[2] Pope traveled for two years through Italy and Greece, where he studied, sketched and made measured drawings of more Romanesque, Gothic, and Renaissance structures than he did of the remains of ancient buildings.
Pope designed private houses, such as The Waves, his personal residence in Newport, Rhode Island,[4] and public buildings in addition to the Jefferson Memorial, the National Gallery of Art, the Masonic House of the Temple, all in Washington, D.C., and the triumphal arch Theodore Roosevelt Memorial (1936) at the American Museum of Natural History in New York City.
He designed the extension of the Henry Clay Frick mansion in New York City that created the Garden Court and music room, among other features, as the house was expanded to be operated as a museum.
[citation needed] Lesser known projects by Pope's firm include Union Station, Richmond, Virginia (1917), with a central rotunda capped with a low saucer dome; it now houses the Science Museum of Virginia, the Branch House (1917–1919), a Tudor-style mansion in Richmond, now housing The Branch Museum of Architecture and Design; the Baltimore Museum of Art; and in Washington, D.C., the National City Christian Church, DAR Constitution Hall, American Pharmacists Association Building, Ward Homestead, and the National Archives Building (illustration, left).
Pope designed additions to the Tate Gallery and British Museum in London, an unusual honor for an American architect, and the War Memorial at Montfaucon-d'Argonne, France.
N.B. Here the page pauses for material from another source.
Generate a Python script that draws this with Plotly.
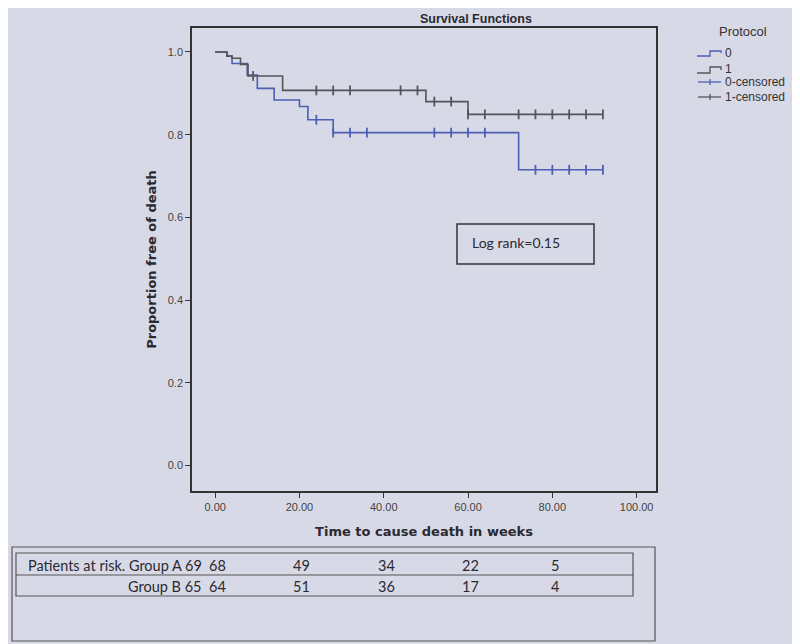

The Georgian Revival residence he built in 1919 for Thomas H. Frothingham in Far Hills, New Jersey has been adapted as the United States Golf Association Museum.
He also served on the Board of Architectural Consultants for the Federal Triangle complex in Washington, D.C.[7] During the 1920s, the firm designed a number of well known country estates including Spring Hill Farms, later renamed Cobble Court.